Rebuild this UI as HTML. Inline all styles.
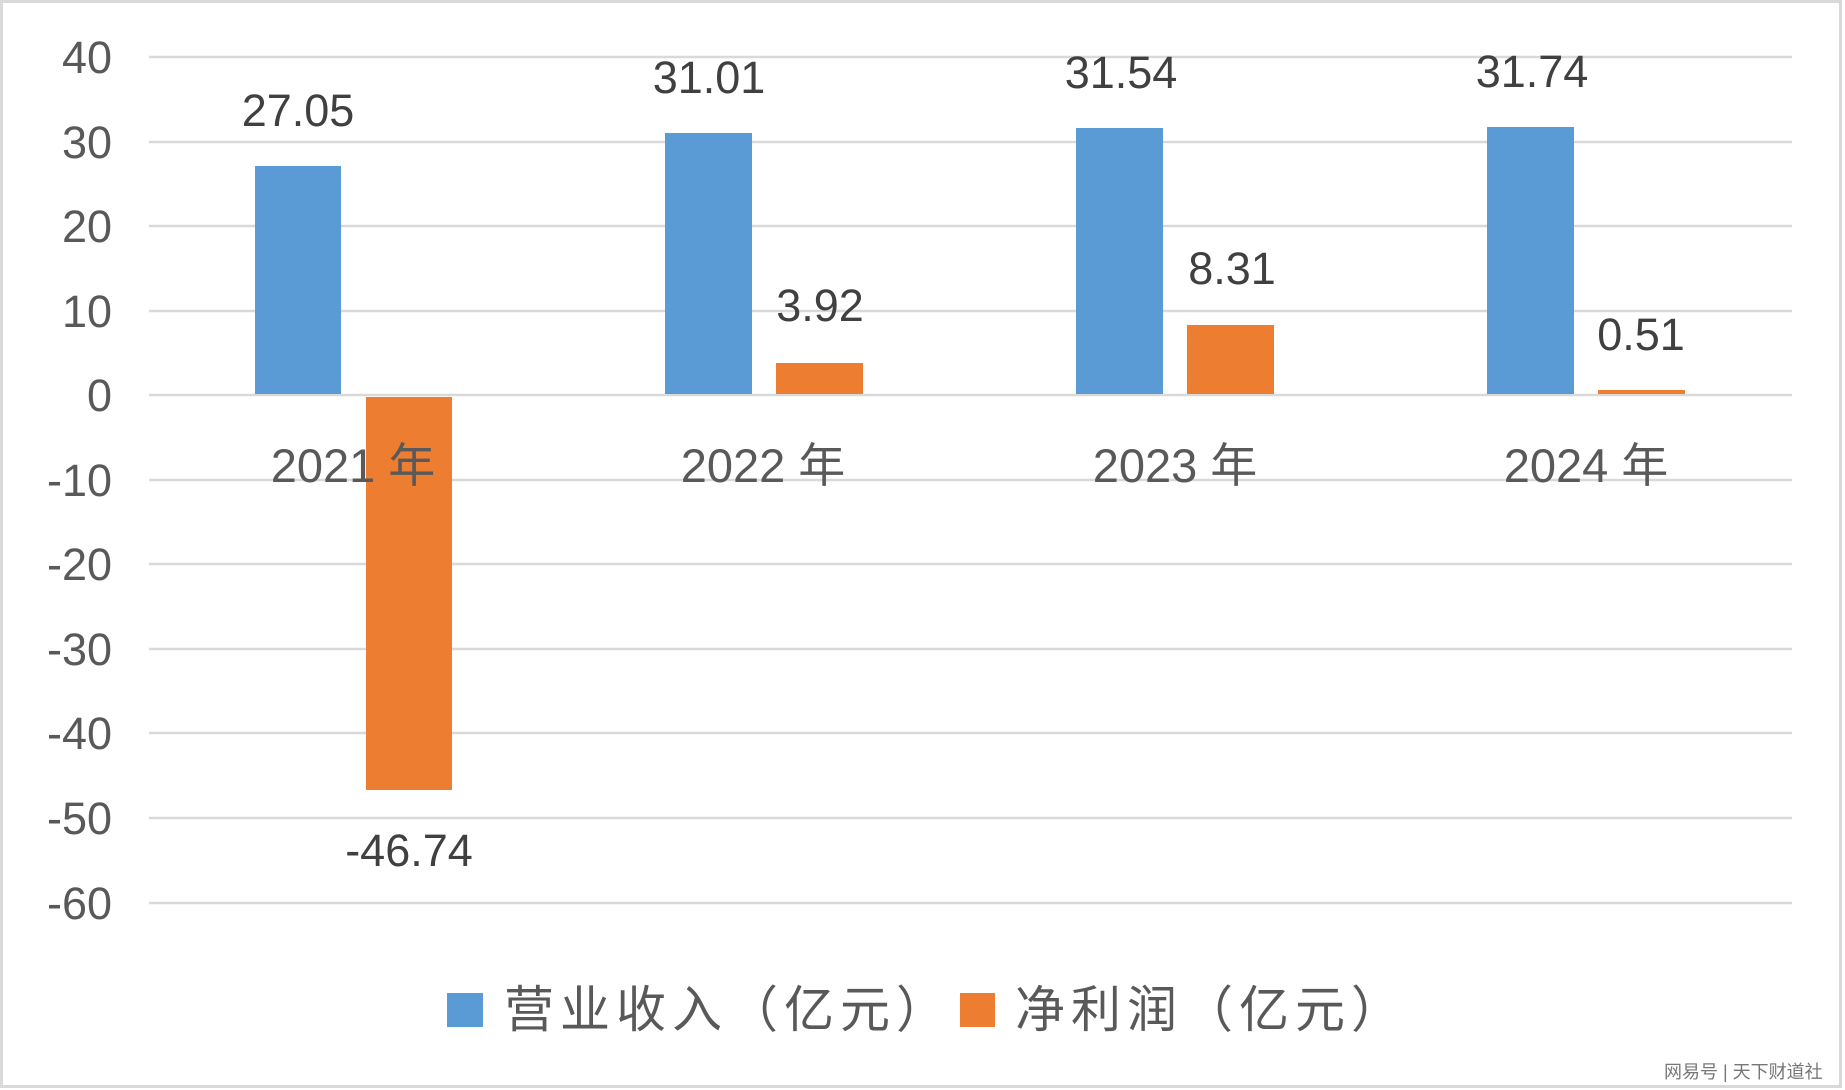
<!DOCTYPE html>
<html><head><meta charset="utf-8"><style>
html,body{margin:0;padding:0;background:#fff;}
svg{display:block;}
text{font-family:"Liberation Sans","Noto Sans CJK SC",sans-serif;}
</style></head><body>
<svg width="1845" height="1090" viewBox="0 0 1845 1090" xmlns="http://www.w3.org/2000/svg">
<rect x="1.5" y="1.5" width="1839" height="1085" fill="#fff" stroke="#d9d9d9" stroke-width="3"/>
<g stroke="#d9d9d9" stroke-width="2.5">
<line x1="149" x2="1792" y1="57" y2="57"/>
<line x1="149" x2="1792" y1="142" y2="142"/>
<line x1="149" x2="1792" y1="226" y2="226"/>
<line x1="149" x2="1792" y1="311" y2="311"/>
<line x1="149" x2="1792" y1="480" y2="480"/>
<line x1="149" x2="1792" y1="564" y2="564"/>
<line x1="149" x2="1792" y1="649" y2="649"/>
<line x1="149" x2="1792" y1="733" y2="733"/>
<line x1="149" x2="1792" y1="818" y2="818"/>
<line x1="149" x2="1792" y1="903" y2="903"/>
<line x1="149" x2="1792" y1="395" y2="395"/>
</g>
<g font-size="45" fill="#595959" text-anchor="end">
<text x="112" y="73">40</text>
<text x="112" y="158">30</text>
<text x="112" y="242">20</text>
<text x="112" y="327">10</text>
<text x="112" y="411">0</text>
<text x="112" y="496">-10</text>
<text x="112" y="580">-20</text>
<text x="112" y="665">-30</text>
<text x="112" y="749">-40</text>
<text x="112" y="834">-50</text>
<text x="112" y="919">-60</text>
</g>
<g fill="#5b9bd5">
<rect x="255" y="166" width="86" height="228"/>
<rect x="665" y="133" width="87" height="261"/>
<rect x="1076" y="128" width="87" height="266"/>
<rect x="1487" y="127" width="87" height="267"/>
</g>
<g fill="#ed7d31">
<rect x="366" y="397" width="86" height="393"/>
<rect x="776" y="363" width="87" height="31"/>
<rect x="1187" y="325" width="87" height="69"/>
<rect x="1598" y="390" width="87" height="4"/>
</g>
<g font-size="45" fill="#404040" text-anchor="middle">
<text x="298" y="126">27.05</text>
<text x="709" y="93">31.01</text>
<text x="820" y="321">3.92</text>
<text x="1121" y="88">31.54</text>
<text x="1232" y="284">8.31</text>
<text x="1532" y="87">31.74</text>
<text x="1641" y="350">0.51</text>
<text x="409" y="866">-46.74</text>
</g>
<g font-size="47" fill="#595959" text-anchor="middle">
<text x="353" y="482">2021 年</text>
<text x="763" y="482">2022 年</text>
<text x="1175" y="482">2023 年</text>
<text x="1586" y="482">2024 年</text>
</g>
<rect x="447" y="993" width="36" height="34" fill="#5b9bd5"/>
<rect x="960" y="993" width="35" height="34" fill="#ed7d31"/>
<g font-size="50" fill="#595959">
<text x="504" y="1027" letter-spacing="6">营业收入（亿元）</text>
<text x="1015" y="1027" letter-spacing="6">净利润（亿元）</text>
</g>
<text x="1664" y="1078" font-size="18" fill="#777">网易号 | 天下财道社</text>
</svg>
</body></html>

• [Problem requirements]
Your copy of the data above should match it exactly, except that pictures are left out.

• [Worked solution]
Rebuild this UI as HTML. Inline all styles.
<!DOCTYPE html>
<html><head><meta charset="utf-8"><style>
html,body{margin:0;padding:0;background:#fff;}
svg{display:block;}
text{font-family:"Liberation Sans","Noto Sans CJK SC",sans-serif;}
</style></head><body>
<svg width="1845" height="1090" viewBox="0 0 1845 1090" xmlns="http://www.w3.org/2000/svg">
<rect x="1.5" y="1.5" width="1839" height="1085" fill="#fff" stroke="#d9d9d9" stroke-width="3"/>
<g stroke="#d9d9d9" stroke-width="2.5">
<line x1="149" x2="1792" y1="57" y2="57"/>
<line x1="149" x2="1792" y1="142" y2="142"/>
<line x1="149" x2="1792" y1="226" y2="226"/>
<line x1="149" x2="1792" y1="311" y2="311"/>
<line x1="149" x2="1792" y1="480" y2="480"/>
<line x1="149" x2="1792" y1="564" y2="564"/>
<line x1="149" x2="1792" y1="649" y2="649"/>
<line x1="149" x2="1792" y1="733" y2="733"/>
<line x1="149" x2="1792" y1="818" y2="818"/>
<line x1="149" x2="1792" y1="903" y2="903"/>
<line x1="149" x2="1792" y1="395" y2="395"/>
</g>
<g font-size="45" fill="#595959" text-anchor="end">
<text x="112" y="73">40</text>
<text x="112" y="158">30</text>
<text x="112" y="242">20</text>
<text x="112" y="327">10</text>
<text x="112" y="411">0</text>
<text x="112" y="496">-10</text>
<text x="112" y="580">-20</text>
<text x="112" y="665">-30</text>
<text x="112" y="749">-40</text>
<text x="112" y="834">-50</text>
<text x="112" y="919">-60</text>
</g>
<g fill="#5b9bd5">
<rect x="255" y="166" width="86" height="228"/>
<rect x="665" y="133" width="87" height="261"/>
<rect x="1076" y="128" width="87" height="266"/>
<rect x="1487" y="127" width="87" height="267"/>
</g>
<g fill="#ed7d31">
<rect x="366" y="397" width="86" height="393"/>
<rect x="776" y="363" width="87" height="31"/>
<rect x="1187" y="325" width="87" height="69"/>
<rect x="1598" y="390" width="87" height="4"/>
</g>
<g font-size="45" fill="#404040" text-anchor="middle">
<text x="298" y="126">27.05</text>
<text x="709" y="93">31.01</text>
<text x="820" y="321">3.92</text>
<text x="1121" y="88">31.54</text>
<text x="1232" y="284">8.31</text>
<text x="1532" y="87">31.74</text>
<text x="1641" y="350">0.51</text>
<text x="409" y="866">-46.74</text>
</g>
<g font-size="47" fill="#595959" text-anchor="middle">
<text x="353" y="482">2021 年</text>
<text x="763" y="482">2022 年</text>
<text x="1175" y="482">2023 年</text>
<text x="1586" y="482">2024 年</text>
</g>
<rect x="447" y="993" width="36" height="34" fill="#5b9bd5"/>
<rect x="960" y="993" width="35" height="34" fill="#ed7d31"/>
<g font-size="50" fill="#595959">
<text x="504" y="1027" letter-spacing="6">营业收入（亿元）</text>
<text x="1015" y="1027" letter-spacing="6">净利润（亿元）</text>
</g>
<text x="1664" y="1078" font-size="18" fill="#777">网易号 | 天下财道社</text>
</svg>
</body></html>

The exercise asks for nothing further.